_STATED EXERCISE_.
The line containing "mixed_sete = [0.0, 3.3, 6.5, 9.7, 12.9, 14.4]" marks the end: extract everything from the first line of the data through that line, exactly, with no pictures.

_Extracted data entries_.
..............................

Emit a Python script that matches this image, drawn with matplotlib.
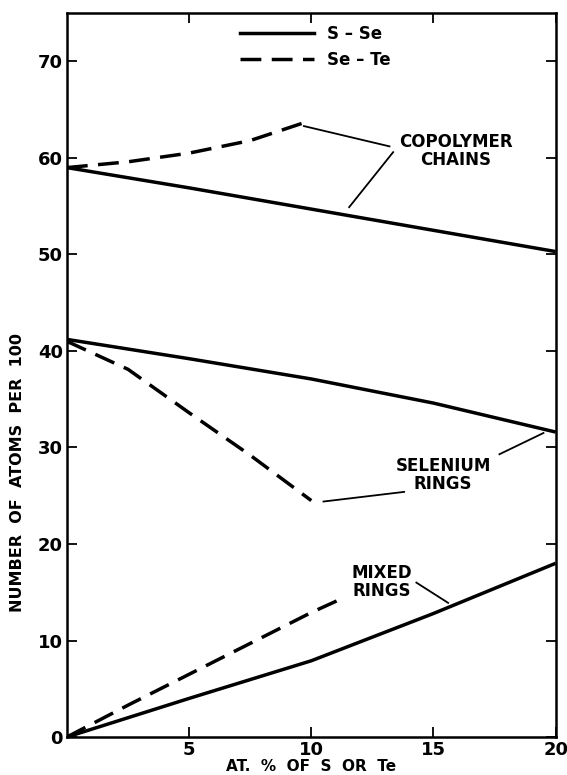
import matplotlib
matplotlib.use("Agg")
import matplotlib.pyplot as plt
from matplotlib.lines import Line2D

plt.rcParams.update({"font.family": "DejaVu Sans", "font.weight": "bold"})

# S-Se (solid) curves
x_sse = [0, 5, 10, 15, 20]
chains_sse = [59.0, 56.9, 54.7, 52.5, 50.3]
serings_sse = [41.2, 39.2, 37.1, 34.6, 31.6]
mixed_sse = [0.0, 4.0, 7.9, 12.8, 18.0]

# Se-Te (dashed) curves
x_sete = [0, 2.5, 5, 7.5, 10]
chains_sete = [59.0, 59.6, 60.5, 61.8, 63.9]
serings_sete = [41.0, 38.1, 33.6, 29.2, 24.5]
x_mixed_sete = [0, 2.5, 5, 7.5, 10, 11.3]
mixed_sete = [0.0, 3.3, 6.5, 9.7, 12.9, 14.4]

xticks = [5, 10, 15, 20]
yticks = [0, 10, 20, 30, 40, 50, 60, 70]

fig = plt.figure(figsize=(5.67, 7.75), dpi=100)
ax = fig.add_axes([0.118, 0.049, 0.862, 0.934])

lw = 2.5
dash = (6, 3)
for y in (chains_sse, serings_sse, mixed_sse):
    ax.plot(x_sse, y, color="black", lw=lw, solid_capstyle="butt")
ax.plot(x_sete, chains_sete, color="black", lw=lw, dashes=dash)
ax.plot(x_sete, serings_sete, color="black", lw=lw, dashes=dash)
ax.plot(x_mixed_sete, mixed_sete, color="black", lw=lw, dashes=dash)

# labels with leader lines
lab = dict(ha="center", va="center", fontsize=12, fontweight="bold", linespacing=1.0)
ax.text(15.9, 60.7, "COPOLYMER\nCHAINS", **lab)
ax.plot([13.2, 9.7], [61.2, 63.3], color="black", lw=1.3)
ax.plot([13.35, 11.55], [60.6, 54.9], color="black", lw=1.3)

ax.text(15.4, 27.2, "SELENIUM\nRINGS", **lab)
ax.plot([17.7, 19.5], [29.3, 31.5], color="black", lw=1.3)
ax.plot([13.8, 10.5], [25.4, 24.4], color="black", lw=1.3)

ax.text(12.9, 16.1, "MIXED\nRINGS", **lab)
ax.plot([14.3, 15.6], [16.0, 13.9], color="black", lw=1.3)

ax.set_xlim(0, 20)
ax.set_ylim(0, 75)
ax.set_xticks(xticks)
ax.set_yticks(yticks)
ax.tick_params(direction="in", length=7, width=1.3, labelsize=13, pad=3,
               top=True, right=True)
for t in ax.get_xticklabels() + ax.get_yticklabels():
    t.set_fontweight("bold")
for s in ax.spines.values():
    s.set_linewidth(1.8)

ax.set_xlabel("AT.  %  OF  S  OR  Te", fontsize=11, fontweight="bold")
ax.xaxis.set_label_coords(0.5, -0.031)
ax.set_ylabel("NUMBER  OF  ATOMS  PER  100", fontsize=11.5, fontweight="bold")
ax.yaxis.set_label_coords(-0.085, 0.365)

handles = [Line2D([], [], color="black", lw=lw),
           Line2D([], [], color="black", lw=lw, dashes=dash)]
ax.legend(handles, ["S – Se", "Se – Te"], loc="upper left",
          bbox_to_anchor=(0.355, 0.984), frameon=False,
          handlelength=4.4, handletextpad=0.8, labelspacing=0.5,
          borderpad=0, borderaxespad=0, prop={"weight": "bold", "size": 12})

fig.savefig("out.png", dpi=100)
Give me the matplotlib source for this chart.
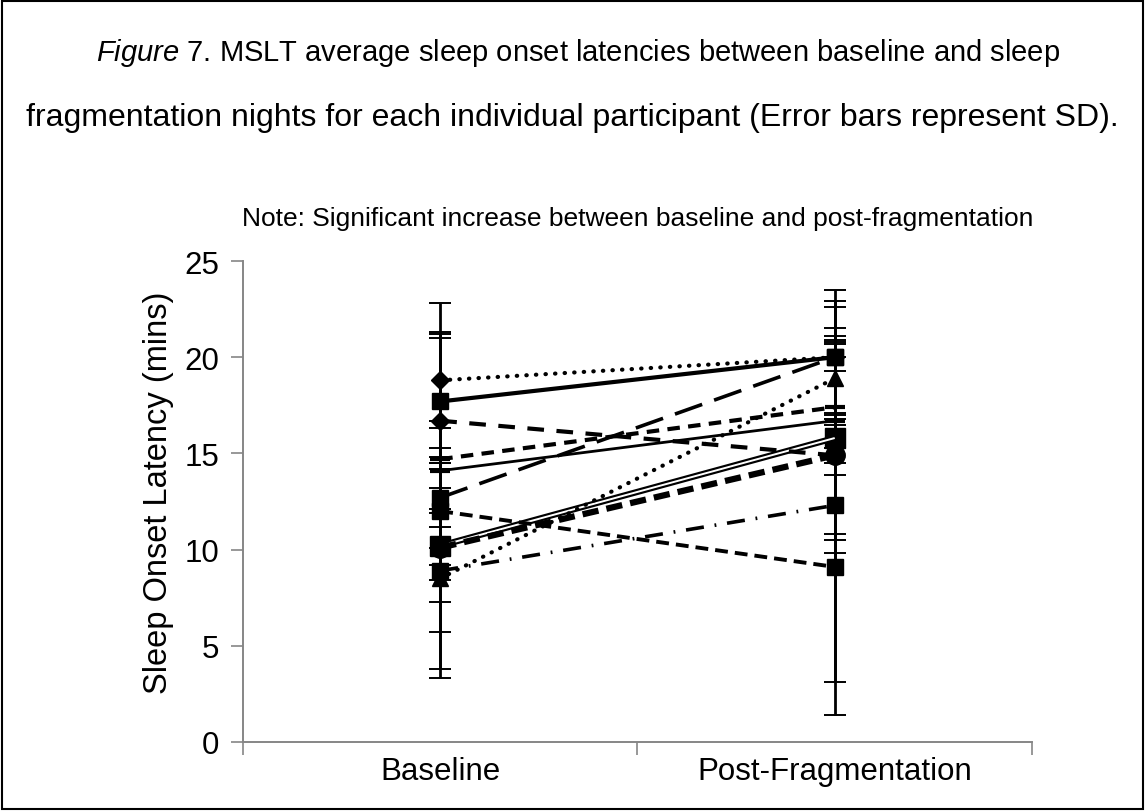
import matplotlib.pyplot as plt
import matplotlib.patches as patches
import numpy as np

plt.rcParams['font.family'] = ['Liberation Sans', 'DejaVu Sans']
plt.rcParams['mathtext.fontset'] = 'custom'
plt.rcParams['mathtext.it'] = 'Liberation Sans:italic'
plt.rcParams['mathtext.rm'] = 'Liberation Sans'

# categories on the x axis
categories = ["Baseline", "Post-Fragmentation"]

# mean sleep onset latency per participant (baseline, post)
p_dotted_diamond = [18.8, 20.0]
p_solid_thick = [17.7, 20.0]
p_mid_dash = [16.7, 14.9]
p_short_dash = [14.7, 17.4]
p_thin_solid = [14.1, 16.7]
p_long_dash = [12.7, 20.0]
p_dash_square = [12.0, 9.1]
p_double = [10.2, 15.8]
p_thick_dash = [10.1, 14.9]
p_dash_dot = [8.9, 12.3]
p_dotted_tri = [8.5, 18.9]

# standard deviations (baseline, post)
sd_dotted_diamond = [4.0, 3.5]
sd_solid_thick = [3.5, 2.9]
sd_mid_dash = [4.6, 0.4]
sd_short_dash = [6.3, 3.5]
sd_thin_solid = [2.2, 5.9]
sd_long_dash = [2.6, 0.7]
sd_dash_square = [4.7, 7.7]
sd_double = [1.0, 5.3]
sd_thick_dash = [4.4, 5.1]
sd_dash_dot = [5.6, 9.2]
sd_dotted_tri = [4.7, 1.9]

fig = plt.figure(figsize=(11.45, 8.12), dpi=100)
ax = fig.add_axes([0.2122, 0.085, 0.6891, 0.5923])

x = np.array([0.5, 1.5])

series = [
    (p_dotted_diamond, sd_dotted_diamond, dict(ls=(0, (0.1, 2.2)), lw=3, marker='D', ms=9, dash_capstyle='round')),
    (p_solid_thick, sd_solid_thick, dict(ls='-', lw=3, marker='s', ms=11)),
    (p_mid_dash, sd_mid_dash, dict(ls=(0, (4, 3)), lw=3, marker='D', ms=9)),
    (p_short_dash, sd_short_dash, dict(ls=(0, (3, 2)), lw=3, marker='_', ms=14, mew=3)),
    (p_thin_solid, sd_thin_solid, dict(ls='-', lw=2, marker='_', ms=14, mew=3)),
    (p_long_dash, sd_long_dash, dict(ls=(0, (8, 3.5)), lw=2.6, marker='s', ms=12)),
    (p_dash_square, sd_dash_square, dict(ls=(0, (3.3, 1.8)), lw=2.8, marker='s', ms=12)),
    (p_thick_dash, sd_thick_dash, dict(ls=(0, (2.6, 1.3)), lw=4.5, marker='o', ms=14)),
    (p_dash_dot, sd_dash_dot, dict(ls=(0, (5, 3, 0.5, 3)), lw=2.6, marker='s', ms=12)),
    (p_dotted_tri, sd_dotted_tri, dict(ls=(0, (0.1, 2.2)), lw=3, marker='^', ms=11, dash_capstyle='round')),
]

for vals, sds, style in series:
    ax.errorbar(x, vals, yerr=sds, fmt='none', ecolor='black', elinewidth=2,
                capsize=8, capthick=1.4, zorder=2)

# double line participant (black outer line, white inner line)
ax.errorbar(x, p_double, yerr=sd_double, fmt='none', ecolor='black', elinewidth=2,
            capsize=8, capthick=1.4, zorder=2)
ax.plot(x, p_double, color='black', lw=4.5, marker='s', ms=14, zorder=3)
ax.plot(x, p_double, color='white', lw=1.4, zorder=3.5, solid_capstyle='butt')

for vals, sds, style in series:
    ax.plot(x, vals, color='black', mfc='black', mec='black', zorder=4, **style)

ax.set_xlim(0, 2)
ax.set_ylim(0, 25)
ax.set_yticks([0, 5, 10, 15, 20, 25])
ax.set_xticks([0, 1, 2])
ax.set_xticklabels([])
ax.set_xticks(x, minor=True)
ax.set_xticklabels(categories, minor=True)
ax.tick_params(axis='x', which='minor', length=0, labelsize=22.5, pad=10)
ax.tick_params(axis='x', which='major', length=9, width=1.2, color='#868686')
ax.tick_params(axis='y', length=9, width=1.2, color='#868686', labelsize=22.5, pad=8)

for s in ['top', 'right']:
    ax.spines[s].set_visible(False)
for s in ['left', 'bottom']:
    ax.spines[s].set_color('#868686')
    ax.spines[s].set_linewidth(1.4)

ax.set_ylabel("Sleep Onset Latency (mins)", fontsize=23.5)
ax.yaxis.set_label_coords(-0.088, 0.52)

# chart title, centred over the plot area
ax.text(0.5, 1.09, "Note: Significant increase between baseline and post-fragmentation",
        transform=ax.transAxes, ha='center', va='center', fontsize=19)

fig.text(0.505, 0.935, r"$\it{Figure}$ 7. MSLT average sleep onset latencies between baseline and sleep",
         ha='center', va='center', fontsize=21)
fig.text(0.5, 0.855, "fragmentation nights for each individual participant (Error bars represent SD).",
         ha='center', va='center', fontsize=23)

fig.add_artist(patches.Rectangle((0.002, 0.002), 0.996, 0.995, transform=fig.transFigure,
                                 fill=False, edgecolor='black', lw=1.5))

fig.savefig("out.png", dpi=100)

..............................

_RESULT FOR THIS TASK_.
Emit a Python script that matches this image, drawn with matplotlib.
import matplotlib
matplotlib.use("Agg")
import matplotlib.pyplot as plt
from matplotlib.lines import Line2D

plt.rcParams.update({"font.family": "DejaVu Sans", "font.weight": "bold"})

# S-Se (solid) curves
x_sse = [0, 5, 10, 15, 20]
chains_sse = [59.0, 56.9, 54.7, 52.5, 50.3]
serings_sse = [41.2, 39.2, 37.1, 34.6, 31.6]
mixed_sse = [0.0, 4.0, 7.9, 12.8, 18.0]

# Se-Te (dashed) curves
x_sete = [0, 2.5, 5, 7.5, 10]
chains_sete = [59.0, 59.6, 60.5, 61.8, 63.9]
serings_sete = [41.0, 38.1, 33.6, 29.2, 24.5]
x_mixed_sete = [0, 2.5, 5, 7.5, 10, 11.3]
mixed_sete = [0.0, 3.3, 6.5, 9.7, 12.9, 14.4]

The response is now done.